◆ Aim of the exercise:
Pull out exactly the lines from the line containing "Write a web" to the line containing "const DEPTH = 8;", both lines included, with pictures removed from the copy.
— start of Provided data —
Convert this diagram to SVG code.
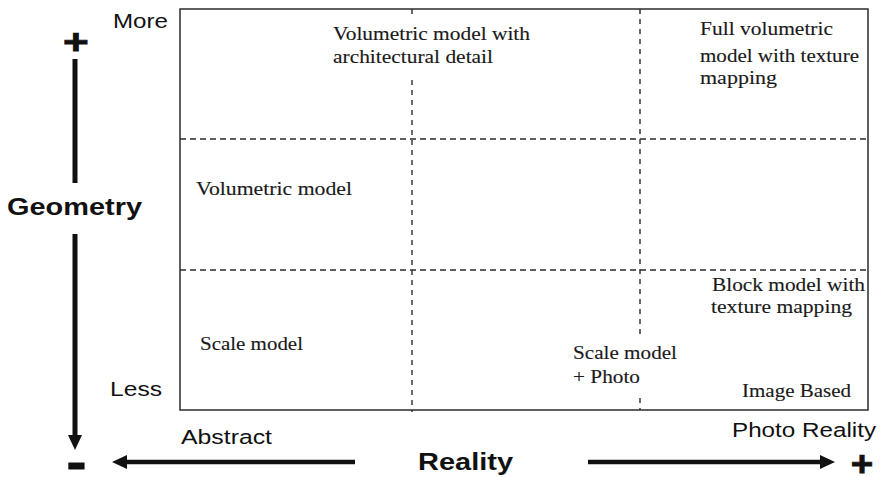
<svg xmlns="http://www.w3.org/2000/svg" width="881" height="477" viewBox="0 0 881 477">
  <style>
    .frame { fill: none; stroke: #2b2b2b; stroke-width: 1.5; }
    .hdash { fill: none; stroke: #2b2b2b; stroke-width: 1.4; stroke-dasharray: 6 4; }
    .vdash { fill: none; stroke: #2b2b2b; stroke-width: 1.4; stroke-dasharray: 5 5; }
    .axis { fill: none; stroke: #111; }
    .serif { font-family: "Liberation Serif", "Times New Roman", serif; font-size: 18px; fill: #1a1a1a; stroke: #1a1a1a; stroke-width: 0.12; }
    .sans { font-family: "Liberation Sans", Arial, sans-serif; font-size: 20.5px; fill: #111; }
    .bold { font-family: "Liberation Sans", Arial, sans-serif; font-size: 24.5px; font-weight: bold; fill: #111; }
    .sign { font-family: "Liberation Sans", Arial, sans-serif; font-weight: bold; fill: #111; stroke: #111; stroke-width: 0.8; }
  </style>
  <defs>
    <marker id="head" markerUnits="userSpaceOnUse" markerWidth="16" markerHeight="15" refX="5" refY="7" orient="auto">
      <path d="M0,0 L15,7 L0,14 z" fill="#111"/>
    </marker>
  </defs>
  <rect width="881" height="477" fill="#fff"/>

  <!-- chart frame and grid -->
  <g id="grid">
    <rect class="frame" x="180" y="9" width="688" height="401"/>
    <line class="hdash" x1="180" y1="139" x2="868" y2="139"/>
    <line class="hdash" x1="180" y1="270" x2="868" y2="270"/>
    <line class="vdash" x1="412" y1="9" x2="412" y2="14"/>
    <line class="vdash" x1="412" y1="80" x2="412" y2="412"/>
    <line class="vdash" x1="640" y1="9" x2="640" y2="334"/>
    <line class="vdash" x1="640" y1="398" x2="640" y2="410"/>
  </g>

  <!-- axes -->
  <g id="connectors">
    <line class="axis" stroke-width="5" x1="75" y1="59" x2="75" y2="183"/>
    <line class="axis" stroke-width="5" x1="75" y1="234" x2="75" y2="440" marker-end="url(#head)"/>
    <line class="axis" stroke-width="4.5" x1="355" y1="462" x2="122" y2="462" marker-end="url(#head)"/>
    <line class="axis" stroke-width="4.5" x1="588" y1="462" x2="825" y2="462" marker-end="url(#head)"/>
  </g>

  <!-- axis labels -->
  <g id="geometry-axis">
    <text class="sign" font-size="35" text-anchor="middle" transform="translate(76 53.5) scale(1.26 1)">+</text>
    <text class="bold" x="7" y="215" textLength="135" lengthAdjust="spacingAndGlyphs">Geometry</text>
    <text class="sign" font-size="50" text-anchor="middle" transform="translate(76.5 479) scale(1.2 1)">-</text>
    <text class="sans" x="113" y="28" textLength="55" lengthAdjust="spacingAndGlyphs">More</text>
    <text class="sans" x="110" y="396" textLength="52" lengthAdjust="spacingAndGlyphs">Less</text>
  </g>
  <g id="reality-axis">
    <text class="sans" x="181" y="444" textLength="91" lengthAdjust="spacingAndGlyphs">Abstract</text>
    <text class="sans" x="732" y="437" textLength="144" lengthAdjust="spacingAndGlyphs">Photo Reality</text>
    <text class="bold" x="418" y="470" textLength="95" lengthAdjust="spacingAndGlyphs">Reality</text>
    <text class="sign" font-size="35" text-anchor="middle" transform="translate(862 476) scale(1.1 1)">+</text>
  </g>

  <!-- cell labels -->
  <g id="volumetric-architectural">
    <text class="serif" x="333" y="40" textLength="197" lengthAdjust="spacingAndGlyphs">Volumetric model with</text>
    <text class="serif" x="333" y="63" textLength="160" lengthAdjust="spacingAndGlyphs">architectural detail</text>
  </g>
  <g id="full-volumetric">
    <text class="serif" x="700" y="35" textLength="133" lengthAdjust="spacingAndGlyphs">Full volumetric</text>
    <text class="serif" x="700" y="62" textLength="159" lengthAdjust="spacingAndGlyphs">model with texture</text>
    <text class="serif" x="700" y="84" textLength="77" lengthAdjust="spacingAndGlyphs">mapping</text>
  </g>
  <g id="volumetric-model">
    <text class="serif" x="196" y="195" textLength="156" lengthAdjust="spacingAndGlyphs">Volumetric model</text>
  </g>
  <g id="scale-model">
    <text class="serif" x="200" y="350" textLength="103" lengthAdjust="spacingAndGlyphs">Scale model</text>
  </g>
  <g id="block-model">
    <text class="serif" x="712" y="291" textLength="153" lengthAdjust="spacingAndGlyphs">Block model with</text>
    <text class="serif" x="711" y="313" textLength="141" lengthAdjust="spacingAndGlyphs">texture mapping</text>
  </g>
  <g id="scale-model-photo">
    <text class="serif" x="573" y="359" textLength="104" lengthAdjust="spacingAndGlyphs">Scale model</text>
    <text class="serif" x="573" y="383" textLength="67" lengthAdjust="spacingAndGlyphs">+ Photo</text>
  </g>
  <g id="image-based">
    <text class="serif" x="742" y="397" textLength="109" lengthAdjust="spacingAndGlyphs">Image Based</text>
  </g>
</svg>
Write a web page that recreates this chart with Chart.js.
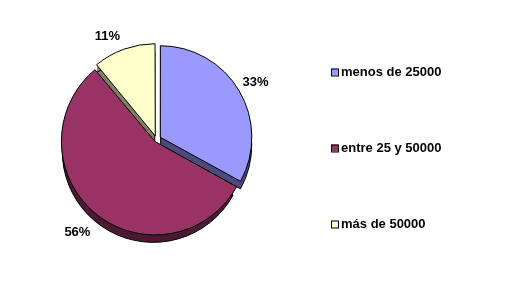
<!DOCTYPE html>
<html>
<head>
<meta charset="utf-8">
<script src="https://cdn.jsdelivr.net/npm/chart.js@4/dist/chart.umd.min.js"></script>
<style>
  html, body { margin: 0; padding: 0; background: #ffffff; }
  #wrap { width: 530px; height: 288px; }
</style>
</head>
<body>
<div id="wrap"><canvas id="c" width="530" height="288"></canvas></div>
<script>
// ---- data ----
const categories = ['menos de 25000', 'entre 25 y 50000', 'más de 50000'];
const values = [33, 56, 11];
const faceColors = ['#9999FF', '#993366', '#FFFFCC'];
const sideColors = ['#4C4C80', '#4C1A33', '#808066'];

const FONT = 'bold 13px "Liberation Sans", Arial, sans-serif';
const DEPTH = 8;

function effOffset(el) {
  const off = (el.options.offset || 0) / 4;
  const circ = el.endAngle - el.startAngle;
  const fix = 1 - Math.sin(Math.min(Math.PI, circ || 0));
  return off + off * fix;
}

const depthPlugin = {
  id: 'depth3d',
  beforeDatasetsDraw(chart) {
    const ctx = chart.ctx;
    const meta = chart.getDatasetMeta(0);
    meta.data.forEach((el, i) => {
      const p = el.getProps(['x', 'y', 'startAngle', 'endAngle', 'outerRadius'], true);
      const mid = (p.startAngle + p.endAngle) / 2;
      const e = effOffset(el);
      const cx = p.x + Math.cos(mid) * e;
      const cy = p.y + Math.sin(mid) * e;
      ctx.save();
      ctx.fillStyle = sideColors[i];
      for (let d = DEPTH; d >= 1; d--) {
        ctx.beginPath();
        ctx.moveTo(cx, cy + d);
        ctx.arc(cx, cy + d, p.outerRadius, p.startAngle, p.endAngle);
        ctx.closePath();
        ctx.fill();
      }
      ctx.strokeStyle = '#000';
      ctx.lineWidth = 1;
      ctx.beginPath();
      ctx.moveTo(cx, cy + DEPTH);
      ctx.arc(cx, cy + DEPTH, p.outerRadius, p.startAngle, p.endAngle);
      ctx.closePath();
      ctx.stroke();
      ctx.restore();
    });
  }
};

const labelPlugin = {
  id: 'pctLabels',
  afterDatasetsDraw(chart) {
    const ctx = chart.ctx;
    const meta = chart.getDatasetMeta(0);
    const data = chart.data.datasets[0].data;
    const total = data.reduce((a, b) => a + b, 0);
    ctx.save();
    ctx.font = FONT;
    ctx.fillStyle = '#000';
    ctx.textAlign = 'center';
    ctx.textBaseline = 'middle';
    meta.data.forEach((el, i) => {
      const p = el.getProps(['x', 'y', 'startAngle', 'endAngle', 'outerRadius'], true);
      const mid = (p.startAngle + p.endAngle) / 2;
      const e = effOffset(el);
      const dx = Math.cos(mid), dy = Math.sin(mid);
      const txt = Math.round(data[i] / total * 100) + '%';
      const w = ctx.measureText(txt).width;
      const r = p.outerRadius + 16;
      let x = p.x + dx * (e + r);
      let y = p.y + dy * (e + r) + DEPTH * Math.max(0, dy);
      if (dx < 0) x -= w * 0.5 * dy * dy; else x += w * 0.1;
      if (dy < 0 && dx < 0) y += 2;
      ctx.fillText(txt, x, y);
    });
    ctx.restore();
  }
};

const legendPlugin = {
  id: 'sideLegend',
  afterDraw(chart) {
    const ctx = chart.ctx;
    const labels = chart.data.labels;
    const colors = chart.data.datasets[0].backgroundColor;
    const x0 = 331, ys = [72, 148, 224];
    ctx.save();
    ctx.font = FONT;
    ctx.textAlign = 'left';
    ctx.textBaseline = 'middle';
    labels.forEach((lab, i) => {
      const y = ys[i];
      ctx.fillStyle = colors[i];
      ctx.fillRect(x0, y - 3.5, 7, 7);
      ctx.strokeStyle = '#000';
      ctx.lineWidth = 1;
      ctx.strokeRect(x0 + 0.5, y - 3.5 + 0.5, 7, 7);
      ctx.fillStyle = '#000';
      ctx.fillText(lab, x0 + 10, y + 0.5);
    });
    ctx.restore();
  }
};

new Chart(document.getElementById('c'), {
  type: 'pie',
  data: {
    labels: categories,
    datasets: [{
      data: values,
      backgroundColor: faceColors,
      borderColor: '#000000',
      borderWidth: 1,
      offset: [17.5, 10, 14.7]
    }]
  },
  options: {
    responsive: false,
    animation: false,
    radius: 91,
    layout: { padding: { left: 0, right: 217, top: 30, bottom: 39 } },
    plugins: {
      legend: { display: false },
      tooltip: { enabled: false }
    }
  },
  plugins: [depthPlugin, labelPlugin, legendPlugin]
});
</script>
</body>
</html>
— end of Provided data —
◆ Expected output:
Write a web page that recreates this chart with Chart.js.
<!DOCTYPE html>
<html>
<head>
<meta charset="utf-8">
<script src="https://cdn.jsdelivr.net/npm/chart.js@4/dist/chart.umd.min.js"></script>
<style>
  html, body { margin: 0; padding: 0; background: #ffffff; }
  #wrap { width: 530px; height: 288px; }
</style>
</head>
<body>
<div id="wrap"><canvas id="c" width="530" height="288"></canvas></div>
<script>
// ---- data ----
const categories = ['menos de 25000', 'entre 25 y 50000', 'más de 50000'];
const values = [33, 56, 11];
const faceColors = ['#9999FF', '#993366', '#FFFFCC'];
const sideColors = ['#4C4C80', '#4C1A33', '#808066'];

const FONT = 'bold 13px "Liberation Sans", Arial, sans-serif';
const DEPTH = 8;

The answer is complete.